They note that just this year, the Legislature passed a law signed by Republican Gov. Doug Ducey that criminalizes performing abortions after 15 weeks of pregnancy. Ducey contends that the new law he signed takes precedence over the pre-statehood law.
Planned Parenthood attorneys are urging the judge in Tucson, where the case originated in 1971, to "harmonize" the old and newer laws by allowing existing restrictions and the 15-week ban to be enforced against doctors, while non-doctors would be subject to the total ban.
Not doing so, Planned Parenthood attorneys wrote in court papers, would "nullify in one fell swoop dozens of duly enacted laws, which have been passed more recently and which deal more specifically with the subject matter, thereby actually preventing the State from carrying out all its duly enacted laws."
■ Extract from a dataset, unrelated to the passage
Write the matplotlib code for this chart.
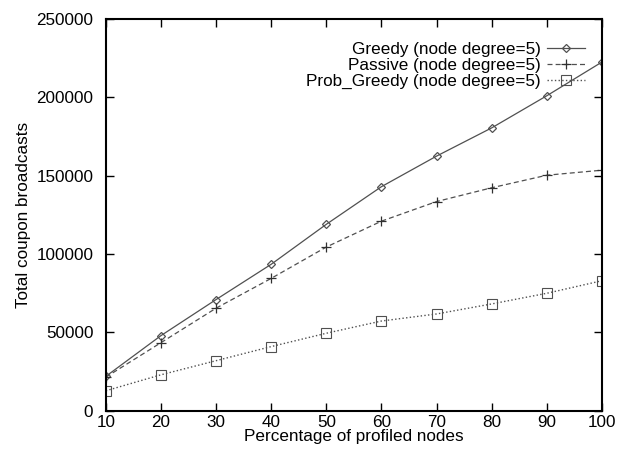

Lawyers with the attorney general's office say that argument quickly falls apart. That's because "in anticipation that the U.S. Supreme Court could overrule Roe, the Legislature has repeatedly preserved Arizona's statutory prohibition on performing abortions except to save the life of the mother."
They noted that the 15-week ban that Ducey signed expressly said it did not repeal the old law.
Pima County Superior Court Judge Kellie Johnson is set to hear arguments on Brnovich's request to lift the 1973 injunction Friday afternoon.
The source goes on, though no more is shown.